A step beyond Animation

Animation is key to any 2D Game, but one aspect I didn’t want to overlook was how to make switching between different animations by the direction in which a sprite is moving. To me, this logic is repeated again and again in a 2D Game. You move your character across the screen, then back again. If your character walks (or runs) from left to right across the screen, then he moves back (from right to left), you either have him run backward or change his direction. The variance is in how many directions the character can go. Does the character only move in one direction? Is he able to only move left and right? Can he jump? Does he move in four directions or eight? No matter which kind of game you make, your sprites will move in some direction, likely multiple directions.

I feel that this is another item to be added to the framework. The hard part was to figure out the names of the classes. My first thought was Movement, which is confusing with the sprite actually moving, so I came up with the class name of Motion. What the Motion class does is encapsulate the transitioning of Animations based on the direction in which the Sprite moves. If you remember in my third video, making the Animations switch between directions can get excessive. When the sprite moves from left to right, it uses the Animation for that direction, and when it moves from right to left it uses the Animation for that direction. Since the Motion classes internally use Animation objects, the developer is free to put in any type of Animation class they want, including using the same Animation.
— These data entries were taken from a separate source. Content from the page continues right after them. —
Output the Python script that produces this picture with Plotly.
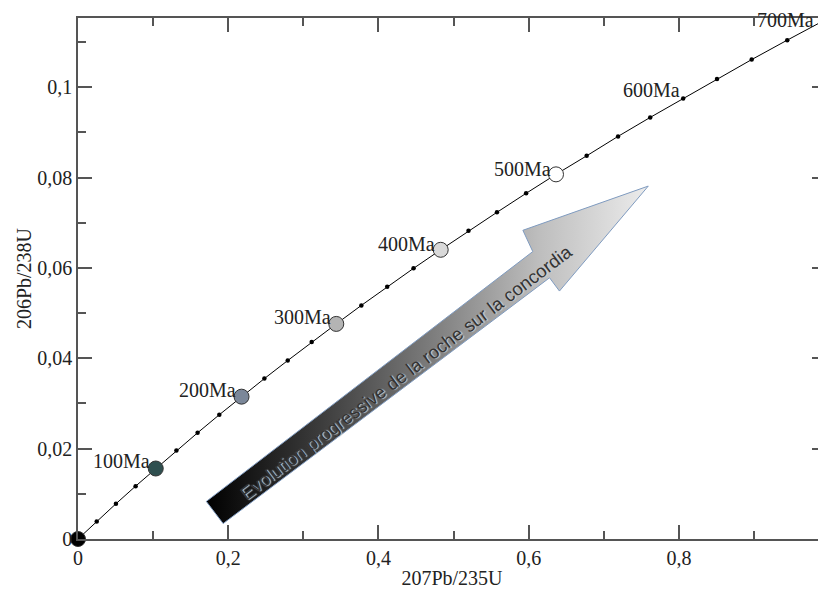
import plotly.graph_objects as go

# ---- data ----
AGES_MA = [0, 25, 50, 75, 100, 125, 150, 175, 200, 225, 250, 275, 300, 325, 350,
           375, 400, 425, 450, 475, 500, 525, 550, 575, 600, 625, 650, 675, 700]
PB207_U235 = [0.0, 0.0249, 0.0505, 0.0767, 0.1035, 0.1310, 0.1592, 0.1881, 0.2177,
              0.2481, 0.2792, 0.3111, 0.3438, 0.3772, 0.4116, 0.4467, 0.4828, 0.5198,
              0.5577, 0.5965, 0.6363, 0.6771, 0.7189, 0.7617, 0.8056, 0.8506, 0.8968,
              0.9441, 0.9925]
PB206_U238 = [0.0, 0.0039, 0.0078, 0.0117, 0.0156, 0.0196, 0.0235, 0.0275, 0.0315,
              0.0355, 0.0395, 0.0436, 0.0476, 0.0517, 0.0558, 0.0599, 0.0640, 0.0682,
              0.0723, 0.0765, 0.0807, 0.0848, 0.0891, 0.0933, 0.0975, 0.1018, 0.1061,
              0.1104, 0.1147]

MARKED_AGES = [0, 100, 200, 300, 400, 500]
MARKED_COLORS = ["#000000", "#2f4f4f", "#7b8799", "#b4b4b4", "#d9d9d9", "#ffffff"]

LABELED_AGES = [100, 200, 300, 400, 500, 600, 700]
LABEL_TEXT = ["100Ma", "200Ma", "300Ma", "400Ma", "500Ma", "600Ma", "700Ma"]

X_TICKVALS = [0, 0.2, 0.4, 0.6, 0.8]
X_TICKTEXT = ["0", "0,2", "0,4", "0,6", "0,8"]
Y_TICKVALS = [0, 0.02, 0.04, 0.06, 0.08, 0.1]
Y_TICKTEXT = ["0", "0,02", "0,04", "0,06", "0,08", "0,1"]

X_TITLE = "207Pb/235U"
Y_TITLE = "206Pb/238U"
ARROW_TEXT = "Evolution progressive de la roche sur la concordia"

# decorative arrow outline (data coordinates)
ARROW_X = [0.1708, 0.6054, 0.5922, 0.7591, 0.6409, 0.6277, 0.1932, 0.1708]
ARROW_Y = [0.00832, 0.06361, 0.06832, 0.07810, 0.05487, 0.05781, 0.00341, 0.00832]
ARROW_TEXT_POS = (0.4365, 0.03690)

# ---- figure ----
idx = {a: i for i, a in enumerate(AGES_MA)}
AXIS_COL = "#555555"
TEXT_COL = "#222222"
SERIF = "Liberation Serif"

fig = go.Figure()

fig.add_trace(go.Scatter(
    x=ARROW_X, y=ARROW_Y, mode="lines", fill="toself",
    fillgradient=dict(type="horizontal",
                      colorscale=[[0, "#000000"], [0.25, "#3a3a3a"], [0.5, "#7a7a7a"],
                                  [0.75, "#bdbdbd"], [1, "#ececec"]]),
    line=dict(color="#7f9bc0", width=1), hoverinfo="skip", cliponaxis=False))

fig.add_trace(go.Scatter(
    x=PB207_U235, y=PB206_U238, mode="lines+markers",
    line=dict(color="black", width=1),
    marker=dict(color="black", size=4.5), hoverinfo="skip"))

fig.add_trace(go.Scatter(
    x=[PB207_U235[idx[a]] for a in MARKED_AGES],
    y=[PB206_U238[idx[a]] for a in MARKED_AGES],
    mode="markers", cliponaxis=False,
    marker=dict(color=MARKED_COLORS, size=15, line=dict(color="#333333", width=1)),
    hoverinfo="skip"))

LABEL_SHIFT = {100: (-4, 8), 200: (-4, 7), 300: (-3, 7), 400: (-4, 6), 500: (-3, 5),
               600: (-1, 8), 700: (-8, 1)}
for age, txt in zip(LABELED_AGES, LABEL_TEXT):
    dx, dy = LABEL_SHIFT[age]
    fig.add_annotation(x=PB207_U235[idx[age]], y=PB206_U238[idx[age]], text=txt,
                       showarrow=False, xanchor="right", yanchor="middle",
                       xshift=dx, yshift=dy,
                       font=dict(family=SERIF, size=20, color=TEXT_COL))

fig.add_annotation(x=ARROW_TEXT_POS[0], y=ARROW_TEXT_POS[1], text=ARROW_TEXT,
                   showarrow=False, textangle=-37,
                   font=dict(family="Liberation Sans", size=18.5, color="#333333",
                             shadow="1px 1px 1px #cfcfcf"))

axis_common = dict(
    showline=True, linecolor=AXIS_COL, linewidth=1.5, mirror="ticks",
    ticks="inside", ticklen=14, tickwidth=1.5, tickcolor=AXIS_COL,
    showgrid=False, zeroline=False, tickmode="array", automargin=False,
    tickfont=dict(family=SERIF, size=20, color=TEXT_COL),
)

fig.update_layout(
    width=826, height=589,
    margin=dict(l=78, r=0, t=18, b=50, autoexpand=False),
    paper_bgcolor="white", plot_bgcolor="white",
    showlegend=False,
    font=dict(family=SERIF, size=20, color=TEXT_COL),
    xaxis=dict(range=[0, 0.9957], tickvals=X_TICKVALS, ticktext=X_TICKTEXT,
               minor=dict(ticks="inside", ticklen=8, tickwidth=1.5, tickcolor=AXIS_COL,
                          tickmode="linear", tick0=0, dtick=0.1),
               title=dict(text=X_TITLE, standoff=10,
                          font=dict(family=SERIF, size=20, color=TEXT_COL)),
               **axis_common),
    yaxis=dict(range=[0, 0.1153], tickvals=Y_TICKVALS, ticktext=Y_TICKTEXT,
               minor=dict(ticks="inside", ticklen=8, tickwidth=1.5, tickcolor=AXIS_COL,
                          tickmode="linear", tick0=0, dtick=0.01),
               title=dict(text=Y_TITLE, standoff=0,
                          font=dict(family=SERIF, size=20, color=TEXT_COL)),
               **axis_common),
)

fig.write_html("out.html", config={"displayModeBar": False},
               post_script="document.documentElement.style.overflow='hidden';"
                           "document.body.style.overflow='hidden';"
                           "document.body.style.margin='0';")
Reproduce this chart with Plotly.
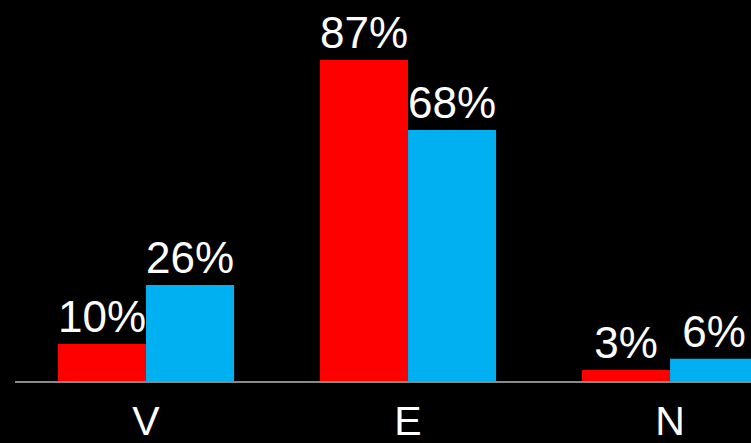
import plotly.graph_objects as go

categories = ["V", "E", "N"]
red_values = [10, 87, 3]
blue_values = [26, 68, 6]

fig = go.Figure()
fig.add_trace(go.Bar(
    x=categories, y=red_values, marker=dict(color="#FF0000", line=dict(width=0)),
    text=[f"{v}%" for v in red_values], textposition="outside",
    textfont=dict(color="white", size=44, family="Liberation Sans, Arial"),
    constraintext="none", cliponaxis=False, showlegend=False,
))
fig.add_trace(go.Bar(
    x=categories, y=blue_values, marker=dict(color="#00B0F0", line=dict(width=0)),
    text=[f"{v}%" for v in blue_values], textposition="outside",
    textfont=dict(color="white", size=44, family="Liberation Sans, Arial"),
    constraintext="none", cliponaxis=False, showlegend=False,
))

fig.update_layout(
    width=751, height=443,
    margin=dict(l=15, r=0, t=0, b=62, autoexpand=False),
    paper_bgcolor="black", plot_bgcolor="black",
    barmode="group", bargap=0.328, bargroupgap=0,
    font=dict(family="Liberation Sans, Arial", color="white"),
    xaxis=dict(
        range=[-0.5, 2.309], showgrid=False, zeroline=False,
        showline=True, linecolor="#898989", linewidth=2,
        ticks="", tickfont=dict(size=41, color="white"),
        ticklabelstandoff=3, automargin=False,
    ),
    yaxis=dict(range=[0, 103.25], visible=False, showgrid=False, zeroline=False,
               automargin=False),
)

fig.write_html("out.html")
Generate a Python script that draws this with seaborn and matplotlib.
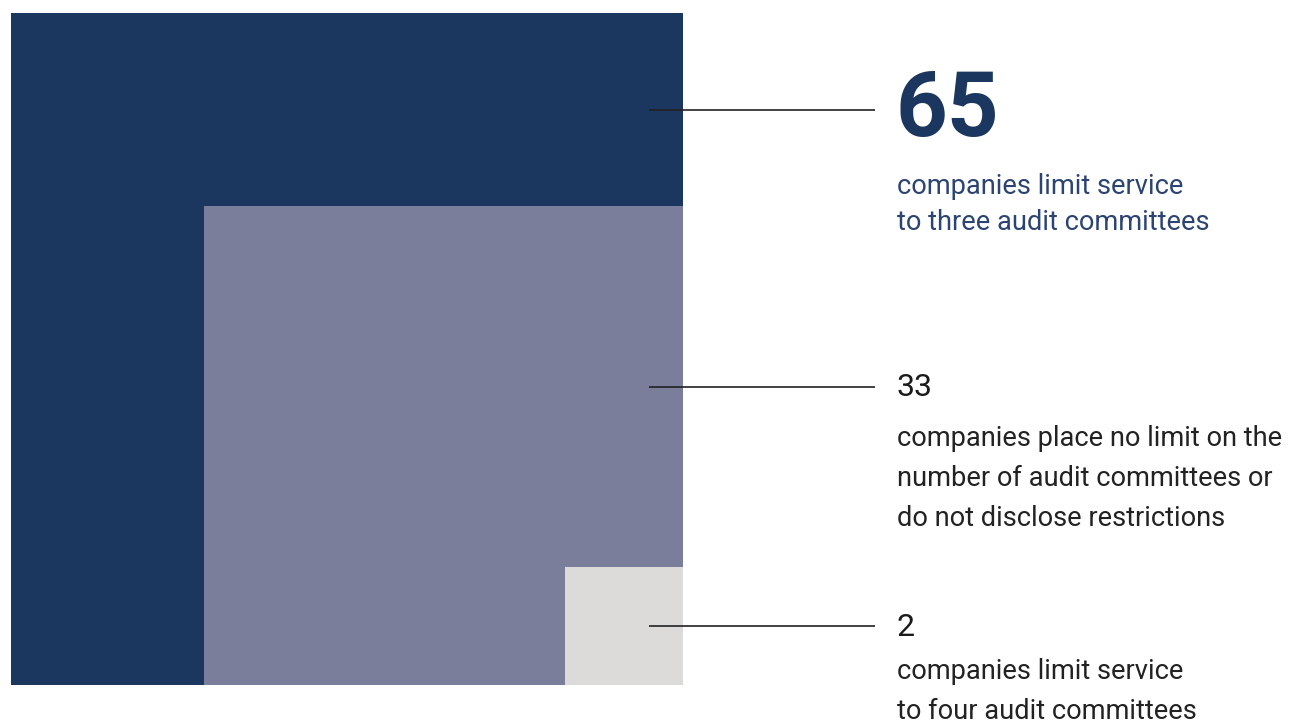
import numpy as np
import matplotlib
matplotlib.use("Agg")
import matplotlib.pyplot as plt
import seaborn as sns

# Number of companies in each audit-committee service category
values = [65, 33, 2]
headlines = ["65", "33", "2"]
descriptions = [
    ["companies limit service", "to three audit committees"],
    ["companies place no limit on the", "number of audit committees or", "do not disclose restrictions"],
    ["companies limit service", "to four audit committees"],
]
colors = ["#1b365f", "#7a7e9a", "#dcdbda"]
text_colors = ["#1b365f", "#1a1a1a", "#1a1a1a"]
desc_colors = ["#2b4472", "#222222", "#222222"]

sns.set_theme(style="white")
plt.rcParams["font.family"] = ["Roboto", "DejaVu Sans"]

W, H, DPI = 1297, 722, 100
fig = plt.figure(figsize=(W / DPI, H / DPI), dpi=DPI)
side_px = 672
ax = fig.add_axes([11 / W, (H - 685) / H, side_px / W, side_px / H])
ax.set_xlim(0, 1)
ax.set_ylim(0, 1)
ax.axis("off")

# Each square's area is proportional to its count, relative to the largest
sides = np.sqrt(np.array(values) / max(values))
for s, c in zip(sides, colors):
    ax.bar(1 - s, s, width=s, bottom=0, align="edge", color=c, linewidth=0)

px = 1 / side_px
x_line0 = (649 - 11) * px
x_line1 = (875 - 11) * px
x_text = (897 - 11) * px

next_sides = list(sides[1:]) + [0.0]
for i, (s, ns) in enumerate(zip(sides, next_sides)):
    y = (s + ns) / 2
    ax.plot([x_line0, x_line1], [y, y], color="#222222", lw=1.2, clip_on=False,
            solid_capstyle="butt")
    if i == 0:
        ax.text(x_text - 2 * px, y - 1 * px, headlines[i], fontsize=65, fontweight="bold",
                color=text_colors[i], ha="left", va="center", clip_on=False)
        first = y - 77 * px
        step = 36 * px
    else:
        ax.text(x_text, y - 1 * px, headlines[i], fontsize=23, fontweight="normal",
                color=text_colors[i], ha="left", va="center", clip_on=False)
        first = y - 52 * px if i == 1 else y - 45 * px
        step = 40 * px
    for j, line in enumerate(descriptions[i]):
        ax.text(x_text, first - j * step, line, fontsize=19.6, fontweight="normal",
                color=desc_colors[i], ha="left", va="center", clip_on=False)

fig.savefig("out.png", dpi=DPI)
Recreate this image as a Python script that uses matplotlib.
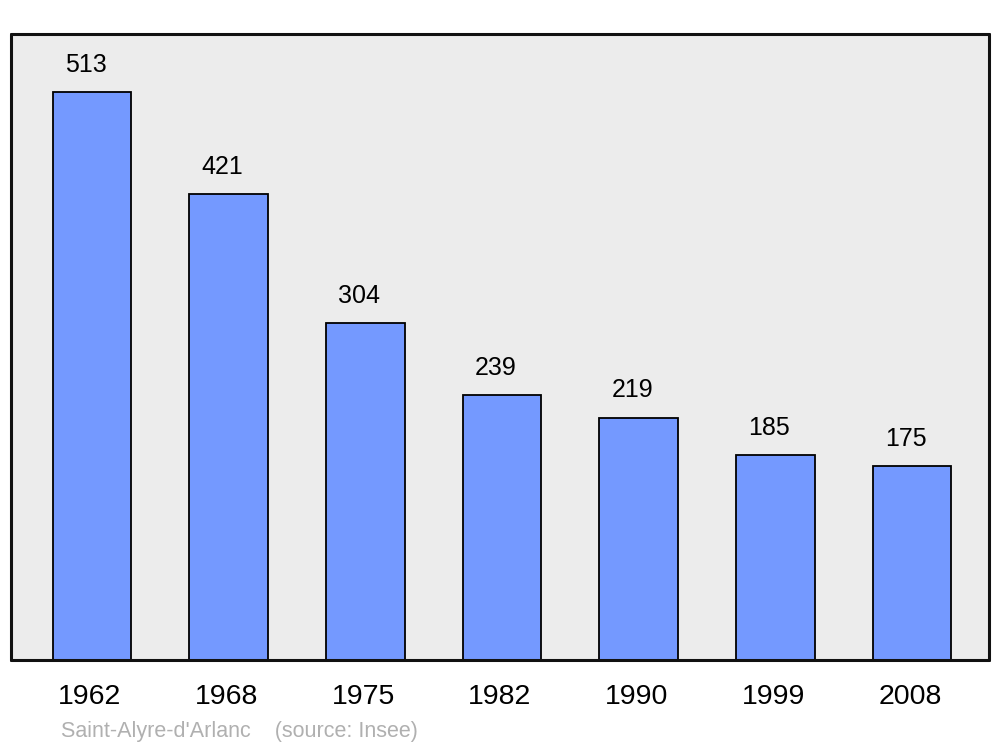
import matplotlib
matplotlib.use('Agg')
import matplotlib.pyplot as plt
import matplotlib.transforms as mtransforms

# population data
years = ['1962', '1968', '1975', '1982', '1990', '1999', '2008']
population = [513, 421, 304, 239, 219, 185, 175]
commune = "Saint-Alyre-d'Arlanc"
source = '(source: Insee)'

plt.rcParams['font.family'] = ['Liberation Sans', 'DejaVu Sans']

fig = plt.figure(figsize=(10, 7.47), dpi=100)
ax = fig.add_axes([0.011, 0.1165, 0.978, 0.838])
ax.set_facecolor('#ececec')

x = range(len(years))
bars = ax.bar(x, population, width=0.575, color='#7499ff', edgecolor='black', linewidth=1.3)
for b, v in zip(bars, population):
    ax.annotate(str(v), (b.get_x() + b.get_width() / 2, v), xytext=(-4.3, 19.5),
                textcoords='offset points', ha='center', va='center', fontsize=18)

ax.set_xlim(-0.593, 6.563)
ax.set_ylim(0, 565.5)
ax.set_xticks(list(x))
ax.set_xticklabels(years, fontsize=20.5)
ax.tick_params(axis='x', length=0, pad=17)
# year labels sit a touch left of the bar centres
shift = mtransforms.ScaledTranslation(-1.5 / 72, 0, fig.dpi_scale_trans)
for lbl in ax.get_xticklabels():
    lbl.set_transform(lbl.get_transform() + shift)
ax.set_yticks([])
for s in ax.spines.values():
    s.set_linewidth(2.2)
    s.set_color('#111111')
    s.set_capstyle('round')
    s.set_joinstyle('round')

fig.text(0.061, 1 - 732 / 747, commune + '    ' + source, color='#b0b0b0',
         fontsize=15.5, va='center', ha='left')

plt.savefig('out.png', dpi=100)
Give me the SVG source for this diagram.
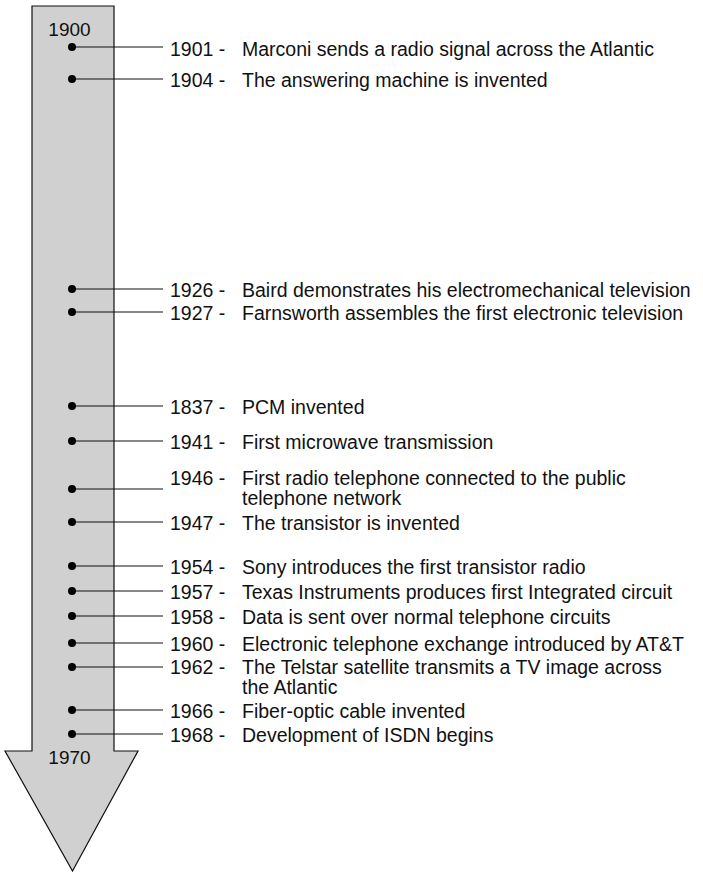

Now, you can have a sprite that has a looping Animation when moving from down to up and a static (non-changing) Animation when moving from up to down. If you decide to change how the sprite will be animated, you just have to change the Animation used in the Motion class. This makes changes easier and gives the flexibility to experiment with different animation sequences.

A Note about the Animation and Motion classes is that they don’t deal with placing the image on the screen. The location where these images are placed must be passed into the draw method. The Motion forwards that location to the Animation class. The Motion class has an additional method for setting the direction, which it will use to determine which Animation class to use for rendering.